* **Information shown**
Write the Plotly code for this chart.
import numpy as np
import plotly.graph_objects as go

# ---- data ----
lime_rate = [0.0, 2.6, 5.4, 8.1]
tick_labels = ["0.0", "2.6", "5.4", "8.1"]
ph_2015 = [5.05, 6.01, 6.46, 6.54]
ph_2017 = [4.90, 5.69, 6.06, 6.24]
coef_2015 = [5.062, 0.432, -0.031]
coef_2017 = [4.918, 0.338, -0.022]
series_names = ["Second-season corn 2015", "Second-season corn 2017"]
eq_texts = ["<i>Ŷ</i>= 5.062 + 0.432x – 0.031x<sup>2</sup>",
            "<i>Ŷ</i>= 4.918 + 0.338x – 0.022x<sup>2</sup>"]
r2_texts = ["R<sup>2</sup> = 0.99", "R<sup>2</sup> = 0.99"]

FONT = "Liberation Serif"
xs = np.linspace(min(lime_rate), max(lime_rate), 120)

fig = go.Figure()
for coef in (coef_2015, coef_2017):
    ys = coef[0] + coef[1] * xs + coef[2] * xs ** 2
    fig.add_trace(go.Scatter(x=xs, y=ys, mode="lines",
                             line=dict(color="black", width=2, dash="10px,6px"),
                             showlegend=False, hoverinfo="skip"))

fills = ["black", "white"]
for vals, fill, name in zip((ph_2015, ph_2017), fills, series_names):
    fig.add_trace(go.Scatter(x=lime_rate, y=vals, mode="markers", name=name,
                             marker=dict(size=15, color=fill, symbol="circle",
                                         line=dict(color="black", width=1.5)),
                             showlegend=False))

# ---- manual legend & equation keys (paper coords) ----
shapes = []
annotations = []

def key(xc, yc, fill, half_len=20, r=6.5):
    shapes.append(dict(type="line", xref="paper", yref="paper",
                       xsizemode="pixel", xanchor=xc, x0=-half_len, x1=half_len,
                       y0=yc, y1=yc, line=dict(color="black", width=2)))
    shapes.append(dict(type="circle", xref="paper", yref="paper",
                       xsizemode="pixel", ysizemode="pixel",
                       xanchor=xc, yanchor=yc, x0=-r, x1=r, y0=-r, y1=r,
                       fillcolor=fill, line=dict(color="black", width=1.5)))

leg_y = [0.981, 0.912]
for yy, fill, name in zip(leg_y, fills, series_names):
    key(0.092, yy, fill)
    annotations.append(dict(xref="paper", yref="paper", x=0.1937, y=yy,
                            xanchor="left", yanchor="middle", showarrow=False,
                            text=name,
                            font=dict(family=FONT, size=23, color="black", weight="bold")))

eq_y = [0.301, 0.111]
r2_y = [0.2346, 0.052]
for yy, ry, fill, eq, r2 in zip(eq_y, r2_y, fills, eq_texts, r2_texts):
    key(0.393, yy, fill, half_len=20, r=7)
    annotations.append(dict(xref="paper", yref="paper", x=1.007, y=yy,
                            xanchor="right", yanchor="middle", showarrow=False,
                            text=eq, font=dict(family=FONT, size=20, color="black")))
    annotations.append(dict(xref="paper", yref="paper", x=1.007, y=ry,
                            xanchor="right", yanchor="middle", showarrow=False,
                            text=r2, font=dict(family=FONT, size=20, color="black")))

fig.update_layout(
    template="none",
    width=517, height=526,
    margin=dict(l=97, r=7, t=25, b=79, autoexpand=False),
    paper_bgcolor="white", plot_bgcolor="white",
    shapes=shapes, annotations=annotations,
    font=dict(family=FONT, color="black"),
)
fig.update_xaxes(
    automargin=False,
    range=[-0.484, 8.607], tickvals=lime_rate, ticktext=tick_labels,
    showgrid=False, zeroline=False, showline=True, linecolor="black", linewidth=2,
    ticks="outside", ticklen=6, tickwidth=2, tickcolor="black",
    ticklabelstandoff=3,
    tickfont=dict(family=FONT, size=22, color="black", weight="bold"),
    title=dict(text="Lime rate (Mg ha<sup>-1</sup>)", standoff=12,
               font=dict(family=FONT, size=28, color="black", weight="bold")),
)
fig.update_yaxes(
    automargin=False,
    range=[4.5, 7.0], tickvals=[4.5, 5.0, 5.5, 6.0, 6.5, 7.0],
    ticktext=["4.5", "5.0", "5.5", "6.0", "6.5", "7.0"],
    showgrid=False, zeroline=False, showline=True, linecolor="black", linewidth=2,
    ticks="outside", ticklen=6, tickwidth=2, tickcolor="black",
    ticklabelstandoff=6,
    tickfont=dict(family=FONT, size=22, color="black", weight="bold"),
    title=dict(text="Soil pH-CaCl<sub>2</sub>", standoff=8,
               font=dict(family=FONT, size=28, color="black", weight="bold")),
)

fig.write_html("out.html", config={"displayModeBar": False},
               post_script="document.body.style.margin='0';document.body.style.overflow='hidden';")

* **Goal of the exercise**
Could you quote the material above in full, exactly as it stands?

* **Task result**
Write the Plotly code for this chart.
import numpy as np
import plotly.graph_objects as go

# ---- data ----
lime_rate = [0.0, 2.6, 5.4, 8.1]
tick_labels = ["0.0", "2.6", "5.4", "8.1"]
ph_2015 = [5.05, 6.01, 6.46, 6.54]
ph_2017 = [4.90, 5.69, 6.06, 6.24]
coef_2015 = [5.062, 0.432, -0.031]
coef_2017 = [4.918, 0.338, -0.022]
series_names = ["Second-season corn 2015", "Second-season corn 2017"]
eq_texts = ["<i>Ŷ</i>= 5.062 + 0.432x – 0.031x<sup>2</sup>",
            "<i>Ŷ</i>= 4.918 + 0.338x – 0.022x<sup>2</sup>"]
r2_texts = ["R<sup>2</sup> = 0.99", "R<sup>2</sup> = 0.99"]

FONT = "Liberation Serif"
xs = np.linspace(min(lime_rate), max(lime_rate), 120)

fig = go.Figure()
for coef in (coef_2015, coef_2017):
    ys = coef[0] + coef[1] * xs + coef[2] * xs ** 2
    fig.add_trace(go.Scatter(x=xs, y=ys, mode="lines",
                             line=dict(color="black", width=2, dash="10px,6px"),
                             showlegend=False, hoverinfo="skip"))

fills = ["black", "white"]
for vals, fill, name in zip((ph_2015, ph_2017), fills, series_names):
    fig.add_trace(go.Scatter(x=lime_rate, y=vals, mode="markers", name=name,
                             marker=dict(size=15, color=fill, symbol="circle",
                                         line=dict(color="black", width=1.5)),
                             showlegend=False))

# ---- manual legend & equation keys (paper coords) ----
shapes = []
annotations = []

def key(xc, yc, fill, half_len=20, r=6.5):
    shapes.append(dict(type="line", xref="paper", yref="paper",
                       xsizemode="pixel", xanchor=xc, x0=-half_len, x1=half_len,
                       y0=yc, y1=yc, line=dict(color="black", width=2)))
    shapes.append(dict(type="circle", xref="paper", yref="paper",
                       xsizemode="pixel", ysizemode="pixel",
                       xanchor=xc, yanchor=yc, x0=-r, x1=r, y0=-r, y1=r,
                       fillcolor=fill, line=dict(color="black", width=1.5)))

leg_y = [0.981, 0.912]
for yy, fill, name in zip(leg_y, fills, series_names):
    key(0.092, yy, fill)
    annotations.append(dict(xref="paper", yref="paper", x=0.1937, y=yy,
                            xanchor="left", yanchor="middle", showarrow=False,
                            text=name,
                            font=dict(family=FONT, size=23, color="black", weight="bold")))

eq_y = [0.301, 0.111]
r2_y = [0.2346, 0.052]
for yy, ry, fill, eq, r2 in zip(eq_y, r2_y, fills, eq_texts, r2_texts):
    key(0.393, yy, fill, half_len=20, r=7)
    annotations.append(dict(xref="paper", yref="paper", x=1.007, y=yy,
                            xanchor="right", yanchor="middle", showarrow=False,
                            text=eq, font=dict(family=FONT, size=20, color="black")))
    annotations.append(dict(xref="paper", yref="paper", x=1.007, y=ry,
                            xanchor="right", yanchor="middle", showarrow=False,
                            text=r2, font=dict(family=FONT, size=20, color="black")))

fig.update_layout(
    template="none",
    width=517, height=526,
    margin=dict(l=97, r=7, t=25, b=79, autoexpand=False),
    paper_bgcolor="white", plot_bgcolor="white",
    shapes=shapes, annotations=annotations,
    font=dict(family=FONT, color="black"),
)
fig.update_xaxes(
    automargin=False,
    range=[-0.484, 8.607], tickvals=lime_rate, ticktext=tick_labels,
    showgrid=False, zeroline=False, showline=True, linecolor="black", linewidth=2,
    ticks="outside", ticklen=6, tickwidth=2, tickcolor="black",
    ticklabelstandoff=3,
    tickfont=dict(family=FONT, size=22, color="black", weight="bold"),
    title=dict(text="Lime rate (Mg ha<sup>-1</sup>)", standoff=12,
               font=dict(family=FONT, size=28, color="black", weight="bold")),
)
fig.update_yaxes(
    automargin=False,
    range=[4.5, 7.0], tickvals=[4.5, 5.0, 5.5, 6.0, 6.5, 7.0],
    ticktext=["4.5", "5.0", "5.5", "6.0", "6.5", "7.0"],
    showgrid=False, zeroline=False, showline=True, linecolor="black", linewidth=2,
    ticks="outside", ticklen=6, tickwidth=2, tickcolor="black",
    ticklabelstandoff=6,
    tickfont=dict(family=FONT, size=22, color="black", weight="bold"),
    title=dict(text="Soil pH-CaCl<sub>2</sub>", standoff=8,
               font=dict(family=FONT, size=28, color="black", weight="bold")),
)

fig.write_html("out.html", config={"displayModeBar": False},
               post_script="document.body.style.margin='0';document.body.style.overflow='hidden';")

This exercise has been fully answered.